Composers: Mick
Jagger & Keith Richards
Recording date: December
1969 & April 1970
Recording location: Olympic
Sound Studios, London, England
Producer: Jimmy
Miller
Chief engineers:
Glyn
Johns & Andy Johns
Performed onstage: 1970-71,
1973, 1976, 1989-90, 1994-95, 1997-99, 2002-03, 2005-07, 2012-16, 2018
Probable line-up:
Drums: Charlie
Watts
Bass: Bill
Wyman
Acoustic guitars: Mick
Jagger & Keith Richards
Electric guitars: Keith
Richards & Mick Taylor (incl. solo)
Lead vocal: Mick
Jagger
Background vocals: Mick
Jagger & Keith Richards
Piano: Ian
Stewart
TrackTalk
Dead Flowers was all written before (we recorded it). I'd played it a hundred times at home.
It's a sort of joke. Yeah, it's probably a
down lyric but it's done in an upbeat way; a vulnerable song done in an
invulnerable way (laughs). It's a pretty straight country tune. I wrote
it very quickly.... Mick Taylor, he sounds like a real old country
player, with all these pulls and things. I like doing it really fast.

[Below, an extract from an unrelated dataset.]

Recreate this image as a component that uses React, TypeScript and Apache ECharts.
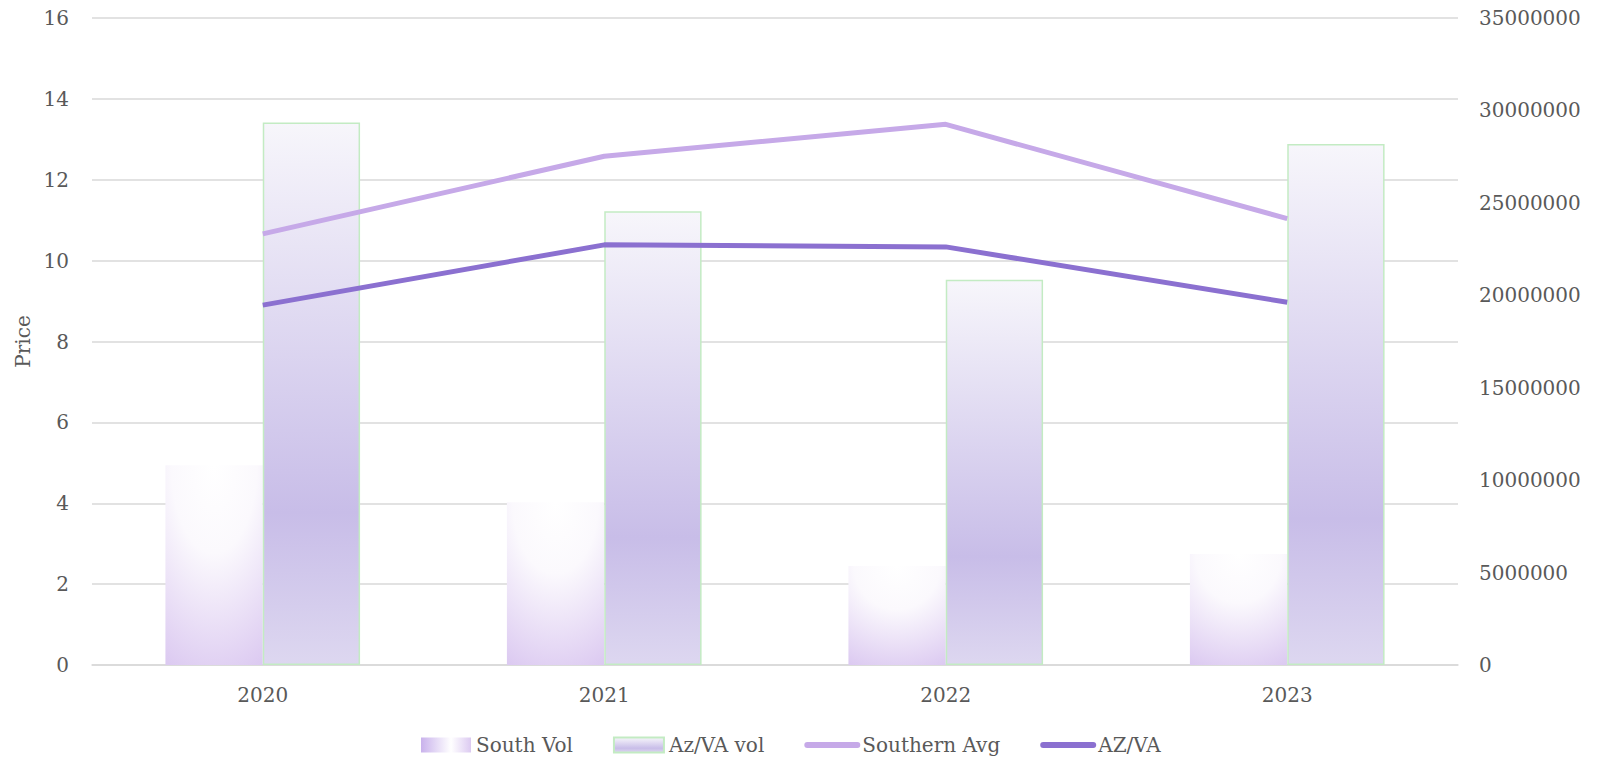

The rest of the band always complain it's too fast, but that's the way
I like doing it.
I used a brown Gibson ES-345 for Dead Flowers
...
I love country music, but I find it very hard
to take it seriously. I also think a lot of country music is sung with
the tongue in cheek, so I do it tongue in cheek. The harmonic thing is
very different from the blues. It doesn't bend notes in the same way, so
I suppose it's very English, really. Even though it's been very Americanized,
it feels very close to me, to my roots, so to speak.
The "country" songs we recorded later, like
Dead
Flowers on Sticky Fingers or Far Away Eyes on
Some
Girls, are slightly different (than our earlier ones). The actual music
is played completely straight, but it's me who's not going legit with the
whole thing, because I think I'm a blues singer not a country singer -
I think it's more suited to Keith's voice than mine.
I think some girl sent me a bunch of dead flowers, so I thought that was a good line.